Meta says 4.2×, Google says 3.1×. Both are right.
Two platforms, two ROAS figures, one budget decision. The numbers aren't measuring the same thing — and moving money between them as if they were is the most common expensive mistake in multi-channel accounts.
You're running both. Meta reports 4.2×, Google reports 3.1×, and the conclusion writes itself: move budget to Meta. It's the most natural decision in the account, and you have almost no evidence for it.
Three ways the numbers disagree
Meta and Google aren't reporting the same metric under the same name. They're reporting three different disagreements at once.
- Different windows. Meta defaults to 7-day click, 1-day view. Google Ads runs its own conversion windows, commonly 30-day click. A longer window catches more conversions — mechanically, not because the channel worked harder.
- Different models. Google's data-driven attribution spreads credit across the path. Meta credits the platform's own touchpoints on a last-touch basis. One is sharing credit; the other is claiming it.
- Different definitions. A "purchase" fired by Meta's pixel and a "conversion" counted by a Google tag can be counting different events, deduplicated differently, at different points in the funnel.
Both platforms are honest. Neither is comparable. The dishonesty is in the subtraction you do between them.
The double-counting problem
Here's the tell that something's broken. Add up platform-reported revenue across your channels and compare it to what your Shopify or GA4 says you actually made. In most multi-channel accounts, the platforms claim more revenue than the business earned.

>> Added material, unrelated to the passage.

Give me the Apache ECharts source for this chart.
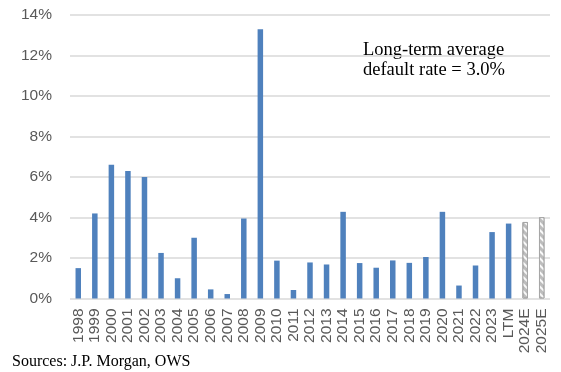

That's not fraud, it's arithmetic. A customer who saw a Meta ad on Monday and clicked a Google search ad on Wednesday is one purchase — and both platforms will report it, because from where each one sits, it's true. Sum them and you've counted the same money twice.
Building a comparability boundary
You can't make the platforms agree; they're structurally incapable of it, and each has an interest in claiming the conversion. What you can do is decide, deliberately, what you're willing to compare. That's a comparability boundary, and it's built the same way every time:
- Anchor on ground truth. Your store or your GA4 knows what you actually sold. That's the denominator every platform claim gets checked against — not the other way round.
- Normalize the windows. Pull both platforms on the same lookback before you compare. It won't be perfect, but it removes the most mechanical distortion.
- Compare direction, not level. Meta at 4.2× and Google at 3.1× tells you little. Meta trending up 15% while Google is flat, at matched windows against real revenue, tells you where the next euro goes.
- Watch the blended number. Total spend against ground-truth revenue is the only figure that can't be double-counted. If your channels look great and blended is flat, the channels are eating each other.
Why the platforms will never fix this
It's worth being clear about the structural reason. Google's agent optimizes Google. Meta's optimizes Meta. Neither will ever tell you to move budget to the other — not out of malice, but because they are disqualified from the question by construction. Each one is measuring its own contribution with its own ruler and reporting it in good faith.
The cross-platform allocation call — the one that decides where your marginal euro actually goes — is the one nobody with a seat at the table is positioned to make. That's the seat Adgent takes: it reads both platforms through their own APIs, reconciles the claims against your ground-truth revenue, and holds the comparability boundary so the comparison you make is one that survives scrutiny.
Two platforms reporting different numbers isn't a bug to be resolved. It's the permanent condition of running more than one channel — and the work is building a view that's honest about it.